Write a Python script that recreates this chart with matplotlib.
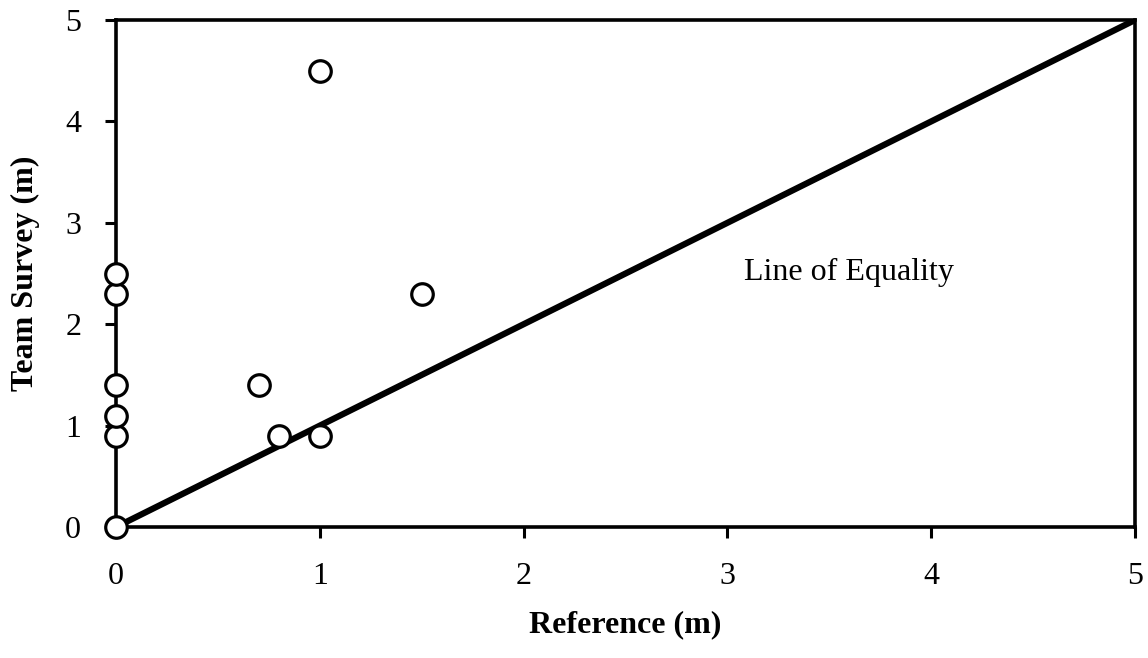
import matplotlib
matplotlib.use("Agg")
import matplotlib.pyplot as plt

# reference vs team survey readings (m)
reference = [0, 0, 0, 0, 0, 0, 0.7, 0.8, 1.0, 1.0, 1.5]
team_survey = [0, 0.9, 1.1, 1.4, 2.3, 2.5, 1.4, 0.9, 0.9, 4.5, 2.3]
equality = [0, 5]
ticks = [0, 1, 2, 3, 4, 5]

plt.rcParams['font.family'] = ['Liberation Serif', 'DejaVu Serif']

fig = plt.figure(figsize=(11.48, 6.58), dpi=100)
ax = fig.add_axes([0.101, 0.199, 0.8877, 0.7706])

ax.plot(equality, equality, color='black', lw=4.5, solid_capstyle='butt', zorder=2)
ax.plot(reference, team_survey, 'o', ms=15.5, mfc='white', mec='black', mew=2.3,
        linestyle='none', zorder=3, clip_on=False)
ax.text(3.08, 2.51, "Line of Equality", fontsize=23, va='center', ha='left')

ax.set_xlim(0, 5)
ax.set_ylim(0, 5)
ax.set_xticks(ticks)
ax.set_yticks(ticks)
ax.tick_params(direction='out', length=8, width=2.2, labelsize=23, pad=17)
for s in ax.spines.values():
    s.set_linewidth(2.6)

ax.set_xlabel("Reference (m)", fontsize=23, fontweight='bold', labelpad=14)
ax.set_ylabel("Team Survey (m)", fontsize=23, fontweight='bold', labelpad=18)

fig.savefig("out.png", dpi=100)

**THE TASK**
Write out nothing but the lines from the start of the data through the line with "import matplotlib.pyplot as plt". Leave out the pictures.

**EXERCISE ANSWER**
Write a Python script that recreates this chart with matplotlib.
import matplotlib
matplotlib.use("Agg")
import matplotlib.pyplot as plt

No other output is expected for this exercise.